The release of emails yesterday, running into 100 pages is seen as an effort by the White House that it is not hiding anything on Benghazi, as being alleged by opposition Republican lawmakers.
According to Obama administration officials, these e-mails demonstrate that the process of developing the so-called talking points was not focused on politics but rather on events.
These emails indicate that the CIA concluded at the start of the attack that this was “spontaneously inspired by the protests at the US Embassy in Cairo,” which had taken place earlier in the day and that it “evolved into a direct assault against the US Consulate and subsequently its annex“.
These emails reveal that the State Department repeatedly expressed concerns over various revisions of the talking point, which have now become “political flashpoint” in a long-running battle between the Obama administration and Republicans.

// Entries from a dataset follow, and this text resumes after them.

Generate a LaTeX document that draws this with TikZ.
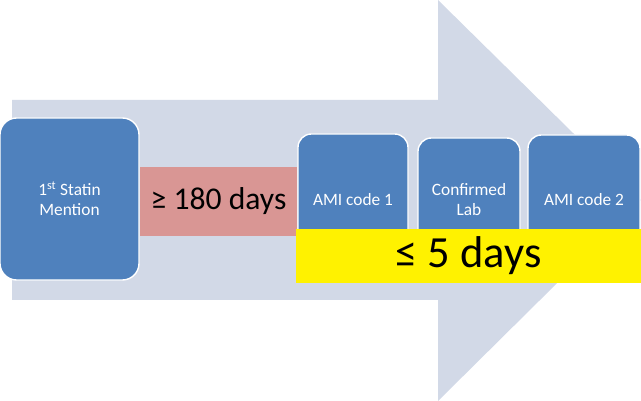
\documentclass[tikz,border=0pt]{standalone}
\usepackage{fontspec}
\setmainfont{Carlito}
\definecolor{shaft}{HTML}{D2D9E7}
\definecolor{stepblue}{HTML}{4F81BD}
\definecolor{gappink}{HTML}{D99694}
\tikzset{
  stepbox/.style={draw=white, line width=1.2pt, fill=stepblue, rounded corners=0.4cm,
    text=white, align=center, inner sep=0pt, font=\fontsize{14.8}{17}\selectfont},
  spanbox/.style={inner sep=0pt, text=black}
}
\begin{document}
\begin{tikzpicture}[x=0.03cm, y=-0.03cm]
    \useasboundingbox (0,0) rectangle (641,401);
    % big background arrow
    \fill [shaft] (12,100) -- (438,100) -- (438,0) -- (641,200) -- (438,401) -- (438,300) -- (12,300) -- cycle;

    \node [stepbox, minimum width=4.17cm, minimum height=4.86cm, rounded corners=0.5cm] (statin) at (69.5,199) {1\textsuperscript{st} Statin\\Mention};
    \node [spanbox, fill=gappink, minimum width=4.71cm, minimum height=2.07cm, font=\fontsize{27}{30}\selectfont] (gap) at (218.5,201.5) {≥ 180 days};

    \node [stepbox, minimum width=3.3cm, minimum height=3.96cm] (ami1) at (353,200) {AMI code 1};
    \node [stepbox, minimum width=3.06cm, minimum height=3.72cm] (lab) at (469,200) {Confirmed\\Lab};
    \node [stepbox, minimum width=3.36cm, minimum height=3.9cm] (ami2) at (584,200) {AMI code 2};

    \node [spanbox, fill=yellow, minimum width=10.35cm, minimum height=1.62cm, font=\fontsize{38}{40}\selectfont] (window) at (468.5,256) {≤ 5 days};
\end{tikzpicture}
\end{document}
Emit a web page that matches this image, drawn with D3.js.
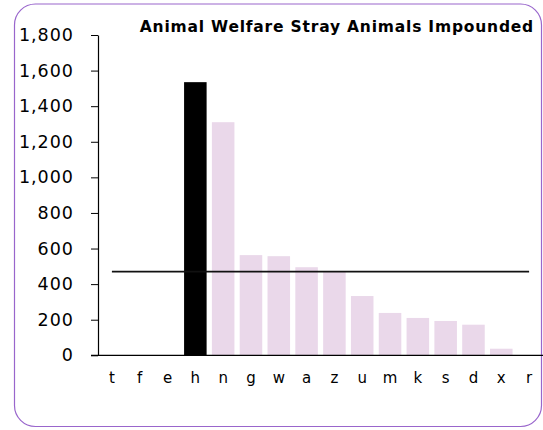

Meanwhile, in a letter to the Defense Secretary Chuck Hagel, Congressman Howard P “Buck” McKeon, Chairman of the House Armed Services Committee, requested additional information related to the Benghazi attack.
“Questions still remain regarding orders issued to a site security team that was in—country,” he said.
Earlier yesterday, the White House accused the Republican of politicizing the issue.
“I have said more broadly that this is political.
Republicans are fund raising off of it. Outside conservative groups are doing ads on it. The Speaker of the House is obsessed with it and yet, when he had the opportunity to look at the emails, he didn’t even go,” the White House Press Secretary Jay Carney alleged at his news conference.
“We know that the emails in question were provided to the relevant members of Congress of both parties, including the leadership.
“And at that time, even though they supposedly knew everything that was in them, they did not raise objections about them,” Carney added.